This would be a follow up to an entry I wrote even before I started grad school.
In the two plus years since the bar for what I consider the worst thing I've ever smelled has risen. Considerably. The worst still goes to a case that involved multiple rectovaginal fistulae that had been present for some time. Veterans in pathology were taken aback by the smell and it is where I realized that my body opts for the "flight" coping mechanism when faced with overwhelming stench. One moment I was standing and observing one of the staff PAs working and the next I was standing outside of the room without ever having made the conscious decision to move. I'm not entirely sure but in an effort to escape the rolling tide of scent I may have spontaneously developed the ability to transport. Decomposed bodies at the medical examers office (in varying states of freshness), countless colons, gangrenous amputated limbs, and multiple autopsies later the things that I consider to be particularly pungent are, trust me, significantly unpleasant to be around.
Today, we got a specimen in and I started my day off by triaging it. It was an awful smell, to the point where I had to go into histology several times to get air I could breathe. I finished triaging, I hosed everything down, scrubbed the grossing bench down, surface cleaned the outside of the specimen container, and put all the trash that had come in contact with it in a sealed container. The lab tech came in to the gross room to print a few blocks a few minutes later and dry heaved. One of the histotechs was at lunch during the triaging and has a notoriously easy gag reflex, so as a practical joke the other histotech sent him into the gross room on a made up errand. He walked in ten minutes after everything had been cleaned, took one breath, then turned around and headed back out to histology where he dry heaved for a while. As I told my boss, the smell was so bad that my eyes watered and I seriously started regretting the professional choices I had made that led me to that moment.

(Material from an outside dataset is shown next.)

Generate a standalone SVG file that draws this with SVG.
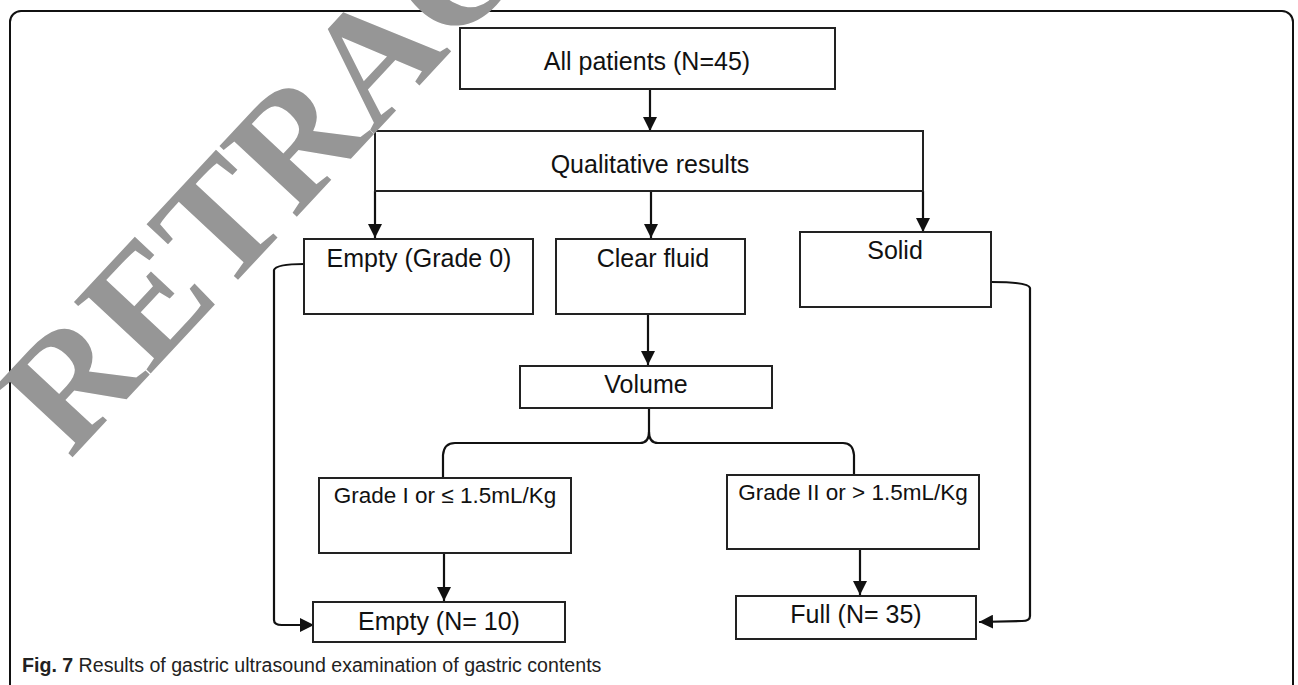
<svg xmlns="http://www.w3.org/2000/svg" width="1298" height="685" viewBox="0 0 1298 685">
<defs>
<style>
.box{fill:#fff;stroke:#222;stroke-width:2}
.lbl{font-family:"Liberation Sans",Arial,sans-serif;font-size:25px;fill:#111;text-anchor:middle}
.sm{font-size:22.5px}
.con{fill:none;stroke:#111;stroke-width:2.2}
.cap{font-family:"Liberation Sans",Arial,sans-serif;font-size:19.6px;fill:#222}
.wm{font-family:"Liberation Serif","Times New Roman",serif;font-weight:bold;font-size:160px;fill:#969696}
</style>
<marker id="ah" markerUnits="userSpaceOnUse" markerWidth="14" markerHeight="14" refX="14" refY="7" orient="auto">
<path d="M0,0 L14,7 L0,14 z" fill="#111"/>
</marker>
</defs>
<rect x="0" y="0" width="1298" height="685" fill="#fff"/>
<rect x="10" y="11" width="1283" height="700" rx="11" fill="none" stroke="#111" stroke-width="2"/>

<g id="connectors">
<path class="con" d="M650,90 L650,131" marker-end="url(#ah)"/>
<path class="con" d="M375,191 L375,238" marker-end="url(#ah)"/>
<path class="con" d="M651,191 L651,238" marker-end="url(#ah)"/>
<path class="con" d="M923,191 L923,232" marker-end="url(#ah)"/>
<path class="con" d="M648,314 L648,365" marker-end="url(#ah)"/>
<path class="con" d="M649,408 L649,432 Q649,443 640,443 L455,443 Q444,443 443,455 L443,477"/>
<path class="con" d="M649,432 Q649,443 658,443 L843,443 Q853,443 854,455 L854,475"/>
<path class="con" d="M444,553 L444,601" marker-end="url(#ah)"/>
<path class="con" d="M860,549 L860,595" marker-end="url(#ah)"/>
<path class="con" d="M304,264 Q276,264 274,270 L274,620 Q274,625 282,625 L314,625" marker-end="url(#ah)"/>
<path class="con" d="M991,282 Q1029,282 1030,288 L1030,616 Q1030,621 1022,621 L979,622" marker-end="url(#ah)"/>
</g>

<g id="n-all"><rect class="box" x="460" y="28" width="375" height="61"/><text class="lbl" x="647" y="70">All patients (N=45)</text></g>
<g id="n-qual"><rect class="box" x="375" y="131" width="548" height="60"/><text class="lbl" x="650" y="173">Qualitative results</text></g>
<g id="n-empty0"><rect class="box" x="304" y="239" width="229" height="75"/><text class="lbl" x="419" y="267">Empty (Grade 0)</text></g>
<g id="n-clear"><rect class="box" x="556" y="239" width="189" height="75"/><text class="lbl" x="653" y="267">Clear fluid</text></g>
<g id="n-solid"><rect class="box" x="800" y="232" width="191" height="75"/><text class="lbl" x="895" y="259">Solid</text></g>
<g id="n-volume"><rect class="box" x="520" y="366" width="252" height="42"/><text class="lbl" x="646" y="393">Volume</text></g>
<g id="n-g1"><rect class="box" x="319" y="478" width="252" height="75"/><text class="lbl sm" x="445" y="503">Grade I or ≤ 1.5mL/Kg</text></g>
<g id="n-g2"><rect class="box" x="727" y="475" width="252" height="74"/><text class="lbl sm" x="853" y="500">Grade II or &gt; 1.5mL/Kg</text></g>
<g id="n-emptyN"><rect class="box" x="313" y="602" width="252" height="40"/><text class="lbl" x="439" y="630">Empty (N= 10)</text></g>
<g id="n-full"><rect class="box" x="736" y="596" width="240" height="43"/><text class="lbl" x="856" y="623">Full (N= 35)</text></g>

<text class="cap" x="22" y="672"><tspan font-weight="bold">Fig. 7</tspan> Results of gastric ultrasound examination of gastric contents</text>

<g id="watermark"><text class="wm" transform="translate(70,460) rotate(-47)">RETRACTED</text></g>
</svg>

So there was that... and it was awful, but the worst part came later in the day. I knew the specimen was thin enough to be fixed by the end of day and I would have to gross it in. And I lived all afternoon in dread, knowing that I was going to have to open that bucket again and knowing that it would still smell as bad as it had earlier. I would say that the anticipation was the worst part, but it wasn't. The anticipation didn't help, but having it out on the cutting board, enduring the smell again was the worst part. Seriously, the worst part by a long shot. But now it is done, and I know that things that are truly repulsive are greatly out numbered by the things that have long since become familiar from repetition and once again, I'm quite content with the career path I've chosen.